I practice koryu budo.  I practice living arts.  I hope the arts my students practice will be subtly different than the arts I practice, as the art flows down through time, adds new knowledge and understanding, and adapts to new circumstances and challenges.

Thursday, November 15, 2012

Do vs Jutsu. Again.

It seems like this issue comes up a lot.  I'm involved in a discussion about it on a LinkedIn discussion board right now, so I thought I would share some of what is going on over there.

The whole Do vs. Jutsu discussion only gets a lot of play outside Japan. It's something that Donn Draeger came up with. It was an interesting idea, but, frankly, he was wrong. There is no opposition between the two concepts. To have a way (Do 道) you must have skill (Jutsu 術) to build it from. In order for skills to be coherent, they must be organized in a way. 道 is founded on 術、while 道makes sense of 術。  

It not either or. It is both and. Either or is something Westerners insist on. It used to make my teachers in Japan smile at my ignorance when I pressed the conversation on them.

Both together. One without the other just doesn't make sense.

When we start, we tend to focus on the skills, because we need them as a foundation to understanding what the way is.  Beginners can talk about the big picture and the fundamental principles, but these have to be explored and experienced through the practice of discrete skills and techniques.  These provide the map to understanding the way and the principles of the way.

The "Do" idea is a really old one in Japan.  Sado 茶道 or tea ceremony has been called Sado since at least the time of Sen No Rikyu (16th century), and there are martial arts being called "Do" 道 that I have seen going back to at least the 17th century.  Even the Kano Jigoro shihan recognized that the term Judo had been used by some groups long before he started using it.

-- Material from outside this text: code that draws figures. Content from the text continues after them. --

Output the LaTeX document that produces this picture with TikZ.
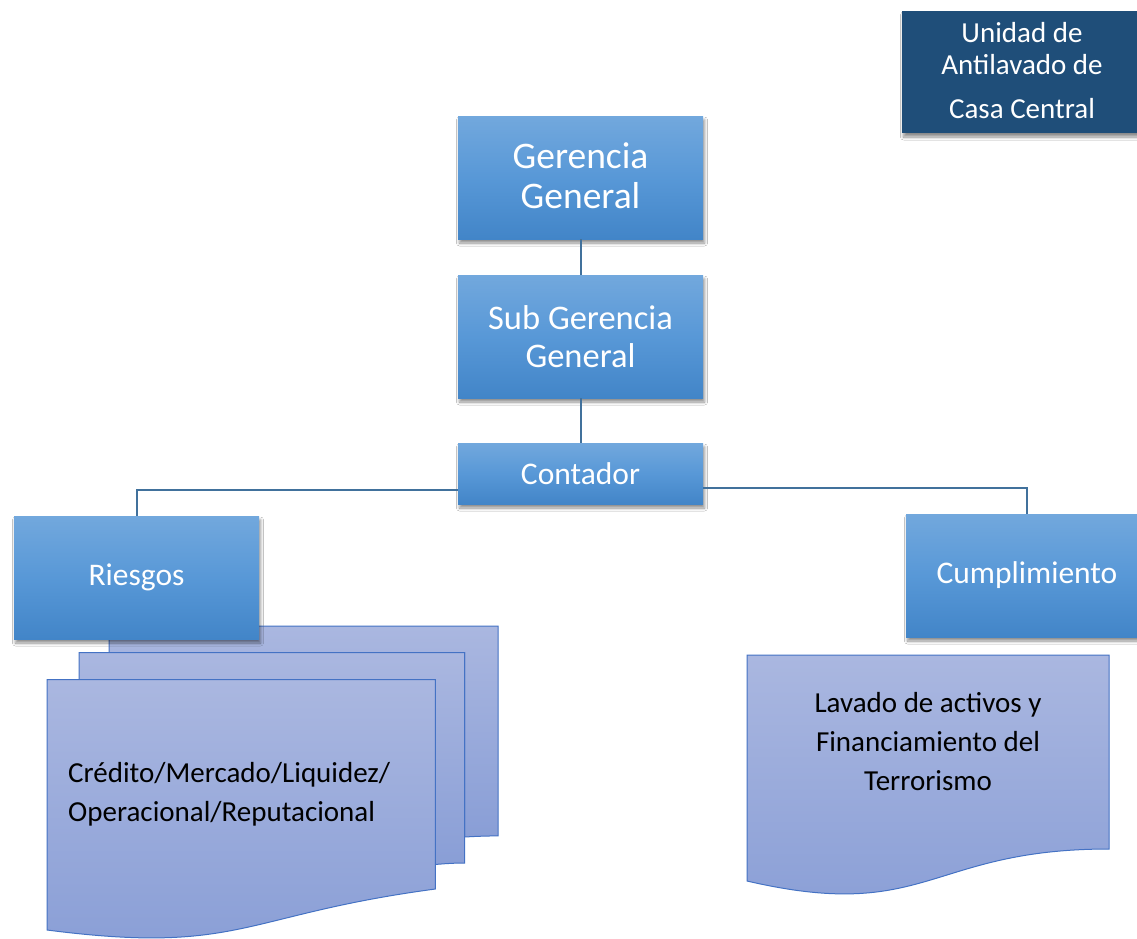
\documentclass[tikz,border=0pt]{standalone}
\usepackage{fontspec}
\setmainfont{Carlito}
\usetikzlibrary{shadows.blur}
\definecolor{boxtop}{RGB}{114,168,221}
\definecolor{boxmid}{RGB}{88,152,215}
\definecolor{boxbot}{RGB}{66,133,200}
\definecolor{darkbox}{RGB}{31,78,121}
\definecolor{conn}{RGB}{65,113,156}
\definecolor{doctop}{RGB}{170,183,224}
\definecolor{docbot}{RGB}{137,158,214}
\definecolor{docline}{RGB}{68,114,196}
\tikzset{
  softshadow/.style={blur shadow={shadow xshift=1.5pt, shadow yshift=-4pt, shadow blur steps=6, shadow blur radius=3pt, shadow opacity=45}},
  orgbox/.style={rectangle, draw=none, top color=boxtop, bottom color=boxbot, middle color=boxmid,
    text=white, align=center, inner sep=0pt, softshadow},
  toptxt/.style={font=\fontsize{37.5}{40}\selectfont},
  bigtxt/.style={font=\fontsize{34.5}{38}\selectfont},
  midtxt/.style={font=\fontsize{31.5}{38}\selectfont},
  doctxt/.style={font=\fontsize{29}{39}\selectfont, text=black, inner sep=0pt},
  docshape/.style={draw=docline, line width=1pt, top color=doctop, bottom color=docbot},
  link/.style={draw=conn, line width=2pt}
}
\begin{document}
\begin{tikzpicture}[x=1pt,y=-1pt]
\clip (0,0) rectangle (1137,938);
\fill[white] (0,0) rectangle (1137,938);

% multidocument, back page
\path[docshape] (109.1,652.5) -- (109.1,626) -- (498,626) -- (498,835.9)
  .. controls (481.3,835.9) and (464.6,837.0) .. (464.6,837.0) -- (464.6,652.5) -- cycle;
% middle page
\path[docshape] (79,679.6) -- (79,652.5) -- (464.6,652.5) -- (464.6,863.0)
  .. controls (449.9,863.0) and (435.3,864.5) .. (435.3,864.5) -- (435.3,679.6) -- cycle;
% front page
\path[docshape] (47,930) .. controls (241.1,955) and (241.1,915) .. (435.3,889)
  -- (435.3,679.6) -- (47,679.6) -- cycle;
\node[doctxt, align=left, anchor=west] (riesdoc) at (68,794)
  {Crédito/Mercado/Liquidez/\\Operacional/Reputacional};

% single document
\path[docshape] (747,655) -- (1109,655) -- (1109,849)
  .. controls (928,849) and (928,923) .. (747,881) -- cycle;
\node[doctxt, align=center] (cumpdoc) at (928,742)
  {Lavado de activos y\\Financiamiento del\\Terrorismo};

% boxes
\node[orgbox, minimum width=245pt, minimum height=123pt] (ger) at (580.5,177.5) {};
\node[text=white, align=center, inner sep=0pt, toptxt] (gertxt) at (580.5,176) {Gerencia\\General};
\node[orgbox, bigtxt, minimum width=245pt, minimum height=123pt] (sub) at (580.5,336.5) {Sub Gerencia\\General};
\node[orgbox, midtxt, minimum width=245pt, minimum height=61pt] (cont) at (580.5,473.5) {Contador};
\node[orgbox, midtxt, minimum width=245pt, minimum height=123pt] (ries) at (136.5,577.5) {Riesgos};
\node[orgbox, midtxt, minimum width=242pt, minimum height=123pt] (cump) at (1027,575.5) {Cumplimiento};

\node[rectangle, fill=darkbox, minimum width=240pt, minimum height=122pt, softshadow]
  (unibox) at (1022,72) {};
\node[text=white, align=center, anchor=north, inner sep=0pt,
  font=\fontsize{29}{32}\selectfont] (unitxt) at (1022,22) {Unidad de\\Antilavado de\\[12pt]Casa Central};

% connectors
\draw[link] (ger.south) -- (sub.north);
\draw[link] (sub.south) -- (cont.north);
\draw[link] ([yshift=-16pt]cont.west) -| (ries.north);
\draw[link] ([yshift=-14.5pt]cont.east) -| (cump.north);
\end{tikzpicture}
\end{document}
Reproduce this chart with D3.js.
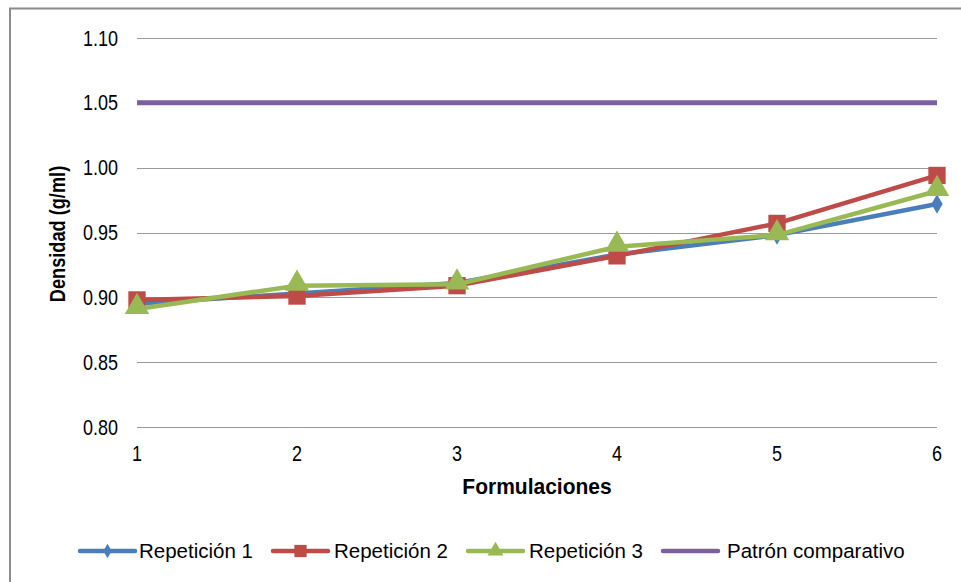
<!DOCTYPE html>
<html>
<head>
<meta charset="utf-8">
<script src="https://cdn.jsdelivr.net/npm/d3@7"></script>
<style>
  body { margin: 0; background: #fff; }
  svg text { font-family: "Liberation Sans", Arial, sans-serif; fill: #000; }
</style>
</head>
<body>
<div id="chart"></div>
<script>
const formulaciones = [1, 2, 3, 4, 5, 6]
const repeticion1 = [0.895, 0.903, 0.911, 0.933, 0.948, 0.972]
const repeticion2 = [0.898, 0.901, 0.909, 0.932, 0.957, 0.994]
const repeticion3 = [0.891, 0.909, 0.910, 0.939, 0.948, 0.982]
const patron = [1.05, 1.05, 1.05, 1.05, 1.05, 1.05]
const yTicks = [0.80, 0.85, 0.90, 0.95, 1.00, 1.05, 1.10]

const series = [
    {name: "Repetición 1", values: repeticion1, color: "#4a7ebb", marker: "diamond"},
    {name: "Repetición 2", values: repeticion2, color: "#be4b48", marker: "square"},
    {name: "Repetición 3", values: repeticion3, color: "#98b954", marker: "triangle"},
    {name: "Patrón comparativo", values: patron, color: "#7d5fa0", marker: null}
]

const width = 961
const height = 582

const svg = d3.select("#chart").append("svg")
    .attr("width", width)
    .attr("height", height)

// chart frame (only top and left edges are visible in the crop)
svg.append("path")
    .attr("d", "M10,600 V8.5 H970")
    .attr("fill", "none")
    .attr("stroke", "#8c8c8c")
    .attr("stroke-width", 2)

const x = d3.scaleLinear().domain([1, 6]).range([137, 937])
const y = d3.scaleLinear().domain([0.80, 1.10]).range([427, 38])

// gridlines
svg.append("g")
    .selectAll("line")
    .data(yTicks)
    .join("line")
    .attr("x1", x(1))
    .attr("x2", x(6))
    .attr("y1", d => Math.round(y(d)) + 0.5)
    .attr("y2", d => Math.round(y(d)) + 0.5)
    .attr("stroke", "#9a9a9a")
    .attr("stroke-width", 1)

// the source text is a bit taller than it is wide, so labels get a y stretch
svg.append("g")
    .selectAll("text")
    .data(yTicks)
    .join("text")
    .attr("transform", d => `translate(118,${y(d) + 7.5}) scale(1,1.2)`)
    .attr("text-anchor", "end")
    .attr("font-size", 18)
    .text(d => d.toFixed(2))

svg.append("g")
    .selectAll("text")
    .data(formulaciones)
    .join("text")
    .attr("transform", d => `translate(${x(d)},461) scale(1,1.2)`)
    .attr("text-anchor", "middle")
    .attr("font-size", 18)
    .text(d => d)

svg.append("text")
    .attr("transform", "translate(537,494) scale(1,1.05)")
    .attr("text-anchor", "middle")
    .attr("font-size", 21)
    .attr("font-weight", "bold")
    .text("Formulaciones")

svg.append("text")
    .attr("transform", "translate(65,234) rotate(-90) scale(1,1.17)")
    .attr("text-anchor", "middle")
    .attr("font-size", 18.2)
    .attr("font-weight", "bold")
    .text("Densidad (g/ml)")

const line = d3.line()
    .x((d, i) => x(formulaciones[i]))
    .y(d => y(d))

const symbolFor = {
    diamond: d3.symbol().type(d3.symbolDiamond).size(110),
    square: d3.symbol().type(d3.symbolSquare).size(300),
    triangle: d3.symbol().type(d3.symbolTriangle).size(260)
}

// purple first, then series 1..3 so green ends on top
const drawOrder = [series[3], series[0], series[1], series[2]]
drawOrder.forEach(s => {
    svg.append("path")
        .datum(s.values)
        .attr("fill", "none")
        .attr("stroke", s.color)
        .attr("stroke-width", s.marker ? 4.5 : 5)
        .attr("stroke-linejoin", "round")
        .attr("d", line)
    if (s.marker) {
        svg.append("g")
            .selectAll("path")
            .data(s.values)
            .join("path")
            .attr("transform", (d, i) => `translate(${x(formulaciones[i])},${y(d) + (s.marker === "triangle" ? -2 : 0)})`)
            .attr("d", symbolFor[s.marker])
            .attr("fill", s.color)
    }
})

// legend
const legendX = [80, 273, 468, 663]
const legendTextGap = [59, 61, 61, 64]
const smallSymbol = {
    diamond: d3.symbol().type(d3.symbolDiamond).size(60),
    square: d3.symbol().type(d3.symbolSquare).size(150),
    triangle: d3.symbol().type(d3.symbolTriangle).size(110)
}
const legend = svg.append("g")
series.forEach((s, i) => {
    const g = legend.append("g").attr("transform", `translate(${legendX[i]},551)`)
    g.append("line")
        .attr("x1", 0).attr("x2", 55)
        .attr("stroke", s.color)
        .attr("stroke-width", 4.5)
        .attr("stroke-linecap", "round")
    if (s.marker) {
        g.append("path")
            .attr("transform", "translate(27.5,0)")
            .attr("d", smallSymbol[s.marker])
            .attr("fill", s.color)
    }
    g.append("text")
        .attr("x", legendTextGap[i])
        .attr("y", 7.3)
        .attr("font-size", 20.5)
        .text(s.name)
})
</script>
</body>
</html>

Most arts though were known simply by their name (Hayashizaki Ryu, Kashima Shinryu, Shinto Muso Ryu) without adding an adjective such as jutsu or  do prior to and during the Tokugawa era.  Names and descriptions changed often, but the organizing principles did not.  Separating a technique from the principles that make it work is, to my mind, impossible.  Having a principle without any applications or techniques that express the principle is difficult to imagine.

Ideally, the principles give rise to the techniques, and the techniques point the way to the principles.  Some great master had a deep insight into the principles of their art and developed techniques that express this principle.  It’s a great circle with the master having an insight into principle  and developing techniques based on that principle, that Way 道。  Students then study the techniques as way of learning to understand the principle behind them.  The techniques serve as road markers pointing the way to the principle Way that underlies the art.  The students master the techniques and come to embody the principles and express them spontaneously.  They then being teaching these techniques to a new generation of students.  The circle continues.

In Japanese there are a lot of terms that express the concept of Way: michi 道、houhou 方法、
kata 方 (different from the “kata” meaning form 型、形).  The goal of any art, whether it is described as jutsu or do, skill or way, 術 or 道、is that the practitioner can spontaneously express the principles of the art/school/style/system spontaneously in accordance with the situation.  If you only learn a collection of techniques, but don’t understand the principles that underly the techniques, you will only be able to use them in the exact situations in which you learned them.  If you use the techniques as tools for learning the underlying principles, the Way, then once you begin to understand the principles, you will be able to apply them to all sorts of situations, not just the specific one covered in the technique you learned.

In a fully developed martial art/martial science, the principles and the techniques cannot be separated from each other.  The techniques work because of the underlying principles, and the principles are expressed through the techniques.